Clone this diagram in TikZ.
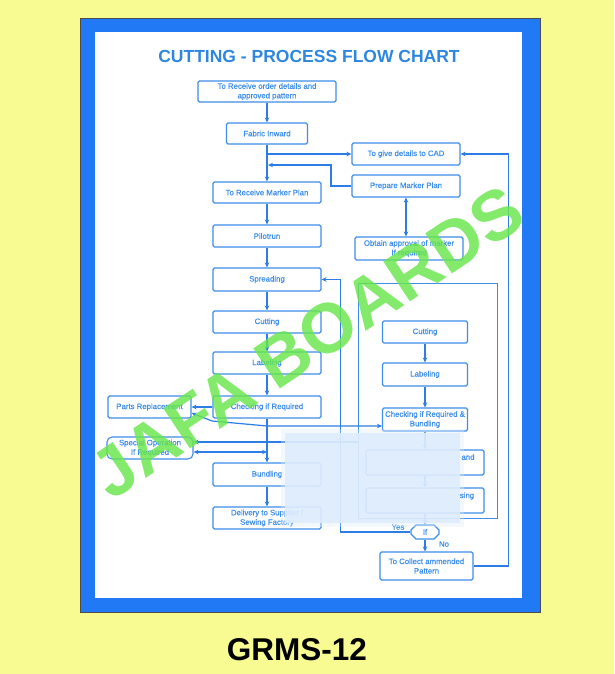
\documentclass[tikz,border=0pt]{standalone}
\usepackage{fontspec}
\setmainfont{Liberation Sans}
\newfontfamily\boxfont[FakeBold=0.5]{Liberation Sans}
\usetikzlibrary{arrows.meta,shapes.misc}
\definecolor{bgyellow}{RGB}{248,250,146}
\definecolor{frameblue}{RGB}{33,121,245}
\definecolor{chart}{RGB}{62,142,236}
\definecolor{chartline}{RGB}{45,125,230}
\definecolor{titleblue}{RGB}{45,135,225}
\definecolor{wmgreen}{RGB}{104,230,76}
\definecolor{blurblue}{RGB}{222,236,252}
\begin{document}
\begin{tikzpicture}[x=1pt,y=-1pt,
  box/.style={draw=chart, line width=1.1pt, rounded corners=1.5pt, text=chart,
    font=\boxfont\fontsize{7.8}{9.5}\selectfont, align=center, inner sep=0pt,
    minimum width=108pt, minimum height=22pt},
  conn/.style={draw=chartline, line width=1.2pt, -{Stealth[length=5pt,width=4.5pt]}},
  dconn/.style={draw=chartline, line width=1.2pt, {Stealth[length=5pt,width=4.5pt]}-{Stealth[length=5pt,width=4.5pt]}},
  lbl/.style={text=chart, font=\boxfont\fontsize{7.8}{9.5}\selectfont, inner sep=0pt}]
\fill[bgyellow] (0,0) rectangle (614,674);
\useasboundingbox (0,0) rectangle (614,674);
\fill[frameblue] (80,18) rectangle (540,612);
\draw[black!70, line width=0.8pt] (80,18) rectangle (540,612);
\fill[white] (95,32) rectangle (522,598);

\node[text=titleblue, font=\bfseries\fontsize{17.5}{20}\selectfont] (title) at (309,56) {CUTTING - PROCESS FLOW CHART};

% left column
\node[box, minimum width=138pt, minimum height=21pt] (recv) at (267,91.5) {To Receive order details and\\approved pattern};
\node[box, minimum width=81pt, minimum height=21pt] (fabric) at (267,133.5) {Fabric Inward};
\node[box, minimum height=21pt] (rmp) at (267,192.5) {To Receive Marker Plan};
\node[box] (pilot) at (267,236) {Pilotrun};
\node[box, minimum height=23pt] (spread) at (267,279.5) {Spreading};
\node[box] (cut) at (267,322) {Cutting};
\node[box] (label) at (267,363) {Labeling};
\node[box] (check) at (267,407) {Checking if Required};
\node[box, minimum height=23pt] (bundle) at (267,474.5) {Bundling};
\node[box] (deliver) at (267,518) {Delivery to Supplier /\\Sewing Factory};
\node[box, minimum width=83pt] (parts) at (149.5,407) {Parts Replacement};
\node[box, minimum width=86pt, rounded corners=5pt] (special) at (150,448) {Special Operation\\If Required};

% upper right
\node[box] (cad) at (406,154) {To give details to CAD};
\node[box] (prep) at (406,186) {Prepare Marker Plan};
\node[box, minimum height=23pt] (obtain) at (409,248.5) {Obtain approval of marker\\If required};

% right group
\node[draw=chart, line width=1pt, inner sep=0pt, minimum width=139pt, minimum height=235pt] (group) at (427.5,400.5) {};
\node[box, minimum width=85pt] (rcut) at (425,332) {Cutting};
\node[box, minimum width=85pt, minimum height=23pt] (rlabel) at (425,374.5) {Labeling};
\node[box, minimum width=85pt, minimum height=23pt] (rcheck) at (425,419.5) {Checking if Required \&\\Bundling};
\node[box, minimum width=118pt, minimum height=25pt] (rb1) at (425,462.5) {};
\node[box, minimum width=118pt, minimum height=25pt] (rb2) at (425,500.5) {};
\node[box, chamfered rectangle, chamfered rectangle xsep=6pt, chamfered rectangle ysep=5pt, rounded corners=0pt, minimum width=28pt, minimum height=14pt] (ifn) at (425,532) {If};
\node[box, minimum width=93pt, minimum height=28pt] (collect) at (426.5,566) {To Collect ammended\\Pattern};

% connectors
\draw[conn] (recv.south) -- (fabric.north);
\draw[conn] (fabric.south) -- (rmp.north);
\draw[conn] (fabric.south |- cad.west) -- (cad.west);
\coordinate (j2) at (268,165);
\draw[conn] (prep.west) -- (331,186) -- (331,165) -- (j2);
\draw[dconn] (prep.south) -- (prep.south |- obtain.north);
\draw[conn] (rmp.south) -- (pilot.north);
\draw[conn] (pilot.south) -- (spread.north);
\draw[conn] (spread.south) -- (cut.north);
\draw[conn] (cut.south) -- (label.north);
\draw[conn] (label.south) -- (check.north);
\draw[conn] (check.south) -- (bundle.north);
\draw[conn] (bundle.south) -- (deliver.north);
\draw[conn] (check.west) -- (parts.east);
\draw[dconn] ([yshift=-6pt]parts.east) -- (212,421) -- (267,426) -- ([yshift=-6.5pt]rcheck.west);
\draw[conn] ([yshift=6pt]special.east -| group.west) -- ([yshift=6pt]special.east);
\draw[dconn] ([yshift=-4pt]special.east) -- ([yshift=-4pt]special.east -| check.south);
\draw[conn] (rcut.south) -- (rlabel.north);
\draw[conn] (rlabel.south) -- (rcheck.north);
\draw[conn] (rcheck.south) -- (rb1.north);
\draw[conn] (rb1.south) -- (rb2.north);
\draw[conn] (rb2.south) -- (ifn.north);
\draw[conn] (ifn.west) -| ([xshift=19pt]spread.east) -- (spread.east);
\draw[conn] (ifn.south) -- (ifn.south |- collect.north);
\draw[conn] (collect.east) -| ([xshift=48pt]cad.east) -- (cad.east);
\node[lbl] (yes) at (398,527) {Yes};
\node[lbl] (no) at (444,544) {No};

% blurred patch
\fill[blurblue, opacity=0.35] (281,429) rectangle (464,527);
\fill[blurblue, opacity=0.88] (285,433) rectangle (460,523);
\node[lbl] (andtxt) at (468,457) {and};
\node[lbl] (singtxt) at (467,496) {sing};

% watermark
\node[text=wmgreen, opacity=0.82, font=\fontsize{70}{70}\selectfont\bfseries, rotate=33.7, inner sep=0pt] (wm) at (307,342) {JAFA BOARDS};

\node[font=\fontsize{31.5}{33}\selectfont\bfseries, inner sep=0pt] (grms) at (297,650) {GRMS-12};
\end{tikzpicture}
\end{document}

----------

### Work to do
Begin at the top of the material above and output each line exactly, stopping after the line that holds "(95,32) rectangle (522,598);". Leave out pictures.

### Expected answer
Clone this diagram in TikZ.
\documentclass[tikz,border=0pt]{standalone}
\usepackage{fontspec}
\setmainfont{Liberation Sans}
\newfontfamily\boxfont[FakeBold=0.5]{Liberation Sans}
\usetikzlibrary{arrows.meta,shapes.misc}
\definecolor{bgyellow}{RGB}{248,250,146}
\definecolor{frameblue}{RGB}{33,121,245}
\definecolor{chart}{RGB}{62,142,236}
\definecolor{chartline}{RGB}{45,125,230}
\definecolor{titleblue}{RGB}{45,135,225}
\definecolor{wmgreen}{RGB}{104,230,76}
\definecolor{blurblue}{RGB}{222,236,252}
\begin{document}
\begin{tikzpicture}[x=1pt,y=-1pt,
  box/.style={draw=chart, line width=1.1pt, rounded corners=1.5pt, text=chart,
    font=\boxfont\fontsize{7.8}{9.5}\selectfont, align=center, inner sep=0pt,
    minimum width=108pt, minimum height=22pt},
  conn/.style={draw=chartline, line width=1.2pt, -{Stealth[length=5pt,width=4.5pt]}},
  dconn/.style={draw=chartline, line width=1.2pt, {Stealth[length=5pt,width=4.5pt]}-{Stealth[length=5pt,width=4.5pt]}},
  lbl/.style={text=chart, font=\boxfont\fontsize{7.8}{9.5}\selectfont, inner sep=0pt}]
\fill[bgyellow] (0,0) rectangle (614,674);
\useasboundingbox (0,0) rectangle (614,674);
\fill[frameblue] (80,18) rectangle (540,612);
\draw[black!70, line width=0.8pt] (80,18) rectangle (540,612);
\fill[white] (95,32) rectangle (522,598);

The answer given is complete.